Le rap est à l’origine un genre musical afro-américain, un chant rythmé et contestataire, le cri des opprimés. Il s’est répandu dans le monde entier avec l’essor du mouvement Hip-hop à partir des années 1970. Puis le rap est devenu une industrie commerciale, récupéré de toutes part. À présent, Israël invente un genre nouveau : le rap génocidaire, avec des paroles militaristes et fascistes.
Deux morceaux se sont hissés au sommet des écoutes en Israël. En décembre, c’était la chanson «Harbu Darbu» du duo Ness et Stilla, qui cumule aujourd’hui 20 millions de vues sur youtube. Les paroles sont très claires : appels à tuer les «fils d’Amalek» – dans la Bible, Amalek est l’ennemi du peuple Hébreu et est exterminé – ou à écrire des noms sur les bombes envoyées sur Gaza, répétition de l’absence de «pardon», menaces sur les soutiens de la Palestine qualifiés de «chiens dont le tour arrivera», le tout entrecoupé du gimmick «un, deux, trois, tirez».
Un autre morceau, plus récent, est encore plus violent et a déjà été visionné quasiment 2 millions de fois sur youtube. Il s’agit de «Shager» – c’est à dire «lancement» ou «tir», une référence au compte à rebours avant l’envoi d’un missile : «deux, trois, shager», formule elle même popularisée dans les vidéos publiées par les soldats israéliens qui filment leurs crimes à Gaza.
Un rappeur annonce : «ils ne toquent plus sur les toits, il n’y a plus d’avertissement», une référence au fait de ne plus faire de sommation avant de bombarder. Les paroles sont messianiques, rappelant la «mort des premiers nés», une des plaies d’Égypte dans l’Ancien Testament, qui avait tué tous les premiers nés non juifs. «Pour chacune de nos fleurs, nous leur avons offert un bouquet» dit un rappeur, une «fleur» étant un code militaire désignant un mort. Une rappeuse parle de faire «exploser gratuitement» les maisons de palestiniens et de «supprimer» Gaza. « Il n’y a pas de gauche, il n’y a pas de droite » : tout le monde est uni contre les palestiniens, une union sacrée militariste typique des régimes totalitaires. Enfin, les paroles sont truffées de références au conflit en cours, avec des clins d’œils aux unités au combat et à leurs pratiques.

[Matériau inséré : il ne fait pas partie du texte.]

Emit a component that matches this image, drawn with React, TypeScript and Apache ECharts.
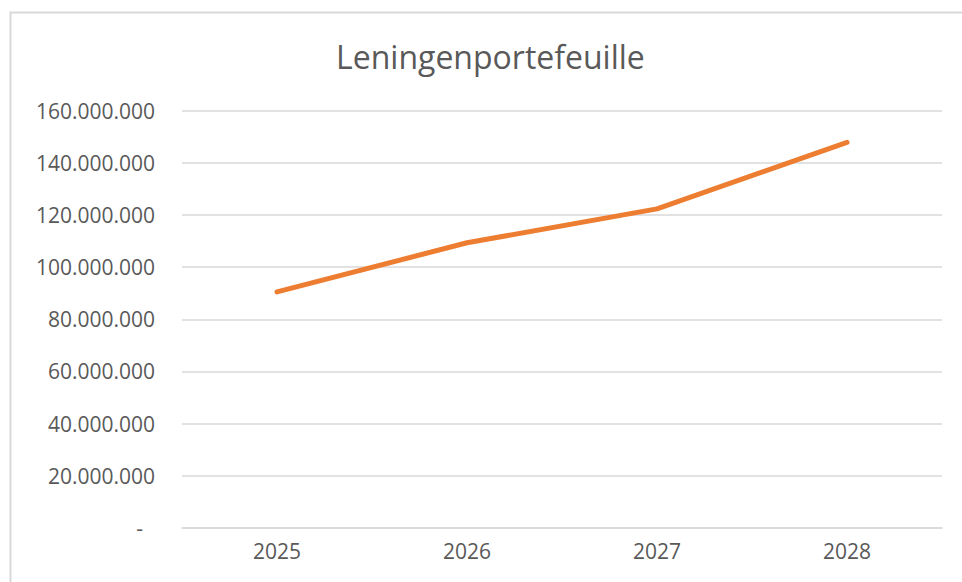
import React, { useEffect, useRef } from "react";
import * as echarts from "echarts";

const title = "Leningenportefeuille";
const categories = ["2025", "2026", "2027", "2028"];
const portfolio = [90500000, 109300000, 122300000, 147800000];
const yMin = 0;
const yMax = 160000000;
const yInterval = 20000000;

function formatNumber(v: number): string {
  if (v === 0) return "{z|-}";
  return String(Math.round(v)).replace(/\B(?=(\d{3})+(?!\d))/g, ".");
}

export default function App() {
  const ref = useRef<HTMLDivElement>(null);
  useEffect(() => {
    if (!ref.current) return;
    const chart = echarts.init(ref.current, null, { renderer: "svg" });
    const font = "'Open Sans', sans-serif";
    chart.setOption({
      animation: false,
      backgroundColor: "#ffffff",
      graphic: [
        {
          type: "rect",
          shape: { x: 10.5, y: 12.5, width: 1000, height: 700 },
          style: { fill: "none", stroke: "#d9d9d9", lineWidth: 2 },
          silent: true,
        },
      ],
      title: {
        text: title,
        left: 331,
        top: 35,
        textStyle: { fontFamily: font, fontSize: 32, fontWeight: "normal", color: "#595959" },
      },
      grid: { left: 182, right: 20, top: 110.5, bottom: 54, containLabel: false },
      xAxis: {
        type: "category",
        data: categories,
        boundaryGap: true,
        axisLine: { show: true, lineStyle: { color: "#d9d9d9", width: 1.5 } },
        axisTick: { show: false },
        axisLabel: { fontFamily: font, fontSize: 21, color: "#595959", margin: 12 },
      },
      yAxis: {
        type: "value",
        min: yMin,
        max: yMax,
        interval: yInterval,
        axisLine: { show: false },
        axisTick: { show: false },
        splitLine: { lineStyle: { color: "#d9d9d9", width: 1.5 } },
        axisLabel: {
          fontFamily: font,
          fontSize: 21,
          color: "#595959",
          margin: 27,
          formatter: (v: number) => formatNumber(v),
          rich: { z: { fontFamily: font, fontSize: 21, color: "#595959", padding: [0, 12, 0, 0] } },
        },
      },
      series: [
        {
          type: "line",
          data: portfolio,
          symbol: "none",
          lineStyle: { color: "#ED7D31", width: 5, cap: "round", join: "round" },
          itemStyle: { color: "#ED7D31" },
        },
      ],
    });
    return () => chart.dispose();
  }, []);
  return (
    <div
      ref={ref}
      style={{ position: "fixed", left: 0, top: 0, width: 962, height: 582 }}
    />
  );
}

Si l’on prend les référentiels de la politique européenne, Israël est un pays que l’on peut désormais qualifier de fasciste : un État totalement militarisé, majoritairement acquis à des idées racistes, religieuses et génocidaires, avec une hégémonie culturelle écrasante de l’extrême droite, y compris dans les chansons.
Le plus bouleversant est que ces propos ne viennent pas de vieux politiciens. Ils sont prononcés et mis en musique par des jeunes, sur un rythme entraînant, avec une imagerie sophistiquée. Non seulement le fascisme n’est pas mort, mais il utilise tous les codes de la culture populaire du XXIème siècle.